There are two primary reasons for aborting a transaction, detailed in the subsections below.

Communication Failures#

If any communication problem occurs between the workflow and the system during a contribution request, the workflow must unconditionally abort the corresponding transaction. Such problems create uncertainty, making it impossible to determine if any actual changes were made to the destination tables.

This rule applies universally, regardless of the method used for making the contribution request (by reference, by value, synchronous, asynchronous, etc.).

Ingest System Failures#

Unlike the previously explained scenario, this scenario assumes that the workflow can track the status of attempted contribution requests. The status information is reported by the ingest system. The workflow can detect a failure in the response object and decide to abort the transaction. However, the analysis of the failure is done slightly differently for synchronous and asynchronous requests.
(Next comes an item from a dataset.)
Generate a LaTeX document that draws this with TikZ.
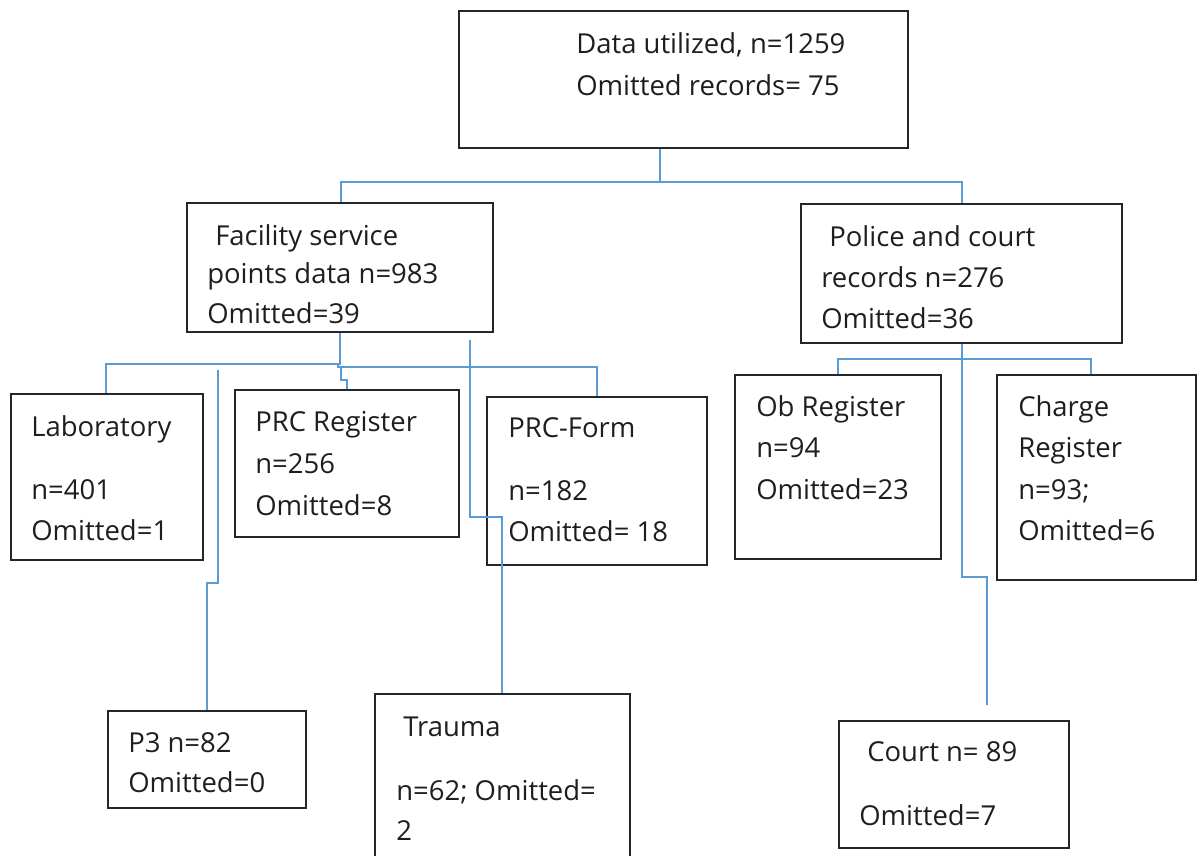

The algorithm for the synchronous requests is rather straightforward. If the attribute status of the response object indicates a failure as status=0, the workflow must analyze the retry-allowed flag in Contribution descriptor (REST). If the flag is set to 0, the transaction must be aborted. If the flag is set to 1, the workflow can retry the contribution request within the scope of the same transaction using the following service:

The algorithm for the asynchronous requests is a bit more complex. The response object for the contribution submission request does not contain the actual completion status of the request. If the request submission was not successful as indicated by status=0, it means the request was incorrect or made in a wrong context (no transaction open, non-existing table, etc.). In this case, the workflow must abort the transaction. Otherwise (the response object has status=1), the actual status of the contribution request can be obtained later by polling the system as explained in the section:

The REST services explained in this section return the contribution descriptor object that contains the status of the contribution request. The workflow must first check if a contribution has finished (or failed) or if it’s still in progress (or in the wait queue of the processor).
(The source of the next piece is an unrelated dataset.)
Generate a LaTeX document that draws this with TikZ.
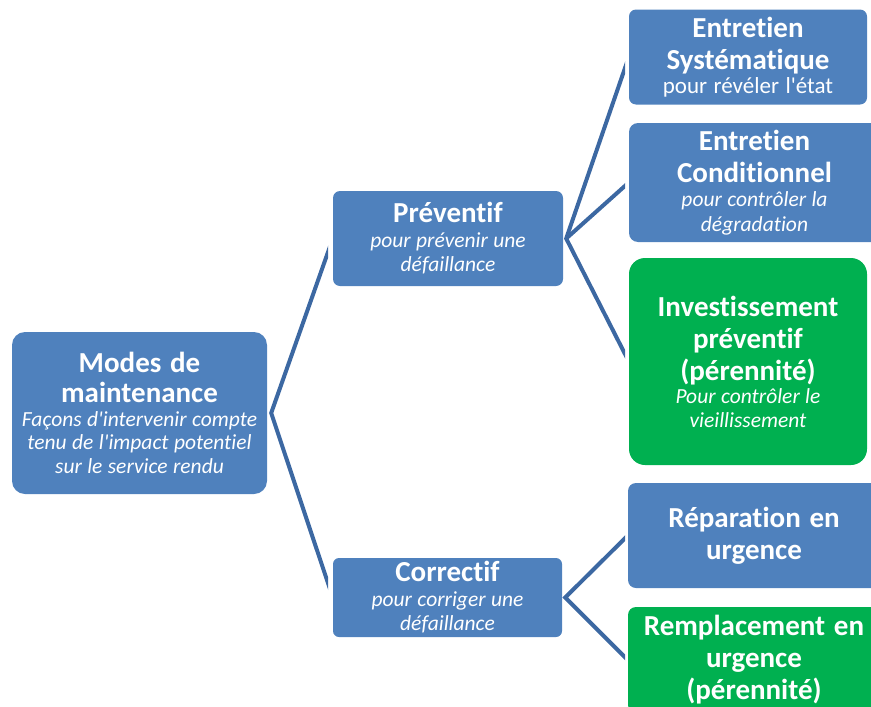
\documentclass[tikz,border=0pt]{standalone}
\usepackage{fontspec}
\setmainfont{Carlito}[Ligatures={NoCommon}]
\usetikzlibrary{backgrounds}
\definecolor{boxblue}{HTML}{4F81BD}
\definecolor{boxgreen}{HTML}{00B050}
\definecolor{linkblue}{HTML}{3C68A2}
\newcommand{\ttl}[1]{{\bfseries\fontsize{29}{32}\selectfont\spaceskip=.3em\relax #1\par}}
\newcommand{\ttlroot}[1]{{\bfseries\fontsize{29}{30}\selectfont\spaceskip=.3em\relax #1\par}}
\newcommand{\subit}[1]{{\itshape\fontsize{21.5}{23.5}\selectfont\spaceskip=.25em\relax #1\par}}
\newcommand{\subitm}[1]{{\itshape\fontsize{21.5}{24.5}\selectfont\spaceskip=.25em\relax #1\par}}
\newcommand{\subup}[1]{{\fontsize{23}{24}\selectfont\spaceskip=.28em\relax #1\par}}
\newcommand{\apo}{\textquotesingle}
\begin{document}
\begin{tikzpicture}[x=1pt,y=-1pt,
  boxstyle/.style={rounded corners=#1, text=white, align=center, inner sep=0pt},
  bluebox/.style={boxstyle=#1, fill=boxblue},
  greenbox/.style={boxstyle=#1, fill=boxgreen},
  link/.style={draw=linkblue, line width=4pt, line join=miter, line cap=butt}]
\useasboundingbox (0,0) rectangle (871,707);
\clip (0,0) rectangle (871,707);

\node[bluebox=13pt, minimum width=255pt, minimum height=162pt, text width=252pt] (root) at (139.5,413)
  {\ttlroot{Modes de\\maintenance}\subit{Façons d\apo intervenir compte\\tenu de l\apo impact potentiel\\sur le service rendu}};
\node[bluebox=7pt, minimum width=230pt, minimum height=95pt, text width=225pt] (prev) at (448,238.5)
  {\ttl{Préventif}\subitm{pour prévenir une\\défaillance}};
\node[bluebox=6pt, minimum width=229pt, minimum height=79pt, text width=225pt] (corr) at (447.5,597.5)
  {\ttl{Correctif}\subitm{pour corriger une\\défaillance}};
\node[bluebox=7pt, minimum width=238pt, minimum height=95pt, text width=234pt] (sys) at (748,57)
  {\ttl{Entretien\\Systématique}\subup{pour révéler l\apo état}};
\node[bluebox=9pt, minimum width=251pt, minimum height=119pt, text width=234pt] (cond) at (754.5,182.5)
  {\ttl{Entretien\\Conditionnel}\subitm{pour contrôler la\\dégradation}};
\node[greenbox=16pt, minimum width=238pt, minimum height=207pt, text width=234pt] (inv) at (748,361.5)
  {\ttl{Investissement\\préventif\\(pérennité)}\subit{Pour contrôler le\\vieillissement}};
\node[bluebox=8pt, minimum width=252pt, minimum height=105pt, text width=250pt] (rep) at (754,535.5)
  {\ttl{Réparation en\\urgence}};
\node[greenbox=8pt, minimum width=252pt, minimum height=106pt, text width=250pt] (rem) at (754,660)
  {\ttl{Remplacement en\\urgence\\(pérennité)}};

\begin{scope}[on background layer]
  \begin{scope}
    \clip (0,0) rectangle (328,707);
    \draw[link] (prev.west) -- ([xshift=4pt]root.east) -- (corr.west);
  \end{scope}
  \begin{scope}
    \clip (0,0) rectangle (625,707);
    \draw[link] (sys.west) -- ([xshift=3pt]prev.east) -- (inv.west);
    \draw[link] ([xshift=3pt]prev.east) -- (cond.west);
    \draw[link] (rep.west) -- ([xshift=3pt]corr.east) -- (rem.west);
  \end{scope}
\end{scope}
\end{tikzpicture}
\end{document}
Possible values of the attribute status (Note this is an attribute of the contribution itself not the completion status of teh REST request) are explained in the above-mentioned document. Any value other than IN_PROGRESS indicates that the contribution request has finished (or failed). Should the request fail, the workflow must then analyze the flag retry-allowed as explained above.
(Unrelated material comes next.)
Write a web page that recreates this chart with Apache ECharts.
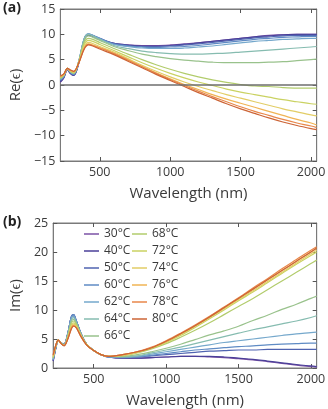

What happens when a transaction is aborted?#

Aborting a transaction is a relatively quick operation. The primary change involves the removal of MySQL table partitions associated with the transaction. The following table files on disk will be deleted:

  • <table-name>#p<transaction-id>.MYD: The data file of the MySQL partition.

  • <table-name>#p<transaction-id>.MYI: The index file of the MySQL partition.

All queued or in-progress contribution requests will be dequeued or stopped. The final status of the requests will be either CANCELLED (for requests that were still in the queue) or some other failure state depending on the processing stage of a request. The system will not attempt to process them further.

What to do if a transaction cannot be aborted?#

It’s possible that the system will not be able to abort a transaction. For example, if one of the workers is down or is not responding to the abort request. In such cases, the status of the transaction will be IS_ABORTING or ABORT_FAILED as explained in the section:

If the transaction cannot be aborted, the workflow developer must be prepared to handle the situation. There are a few options:

  • The workflow may be programmed to retry the abort operation after a certain timeout.

  • If retrying doesn’t help, the user of the workflow should contact the Qserv administrators to resolve the issue.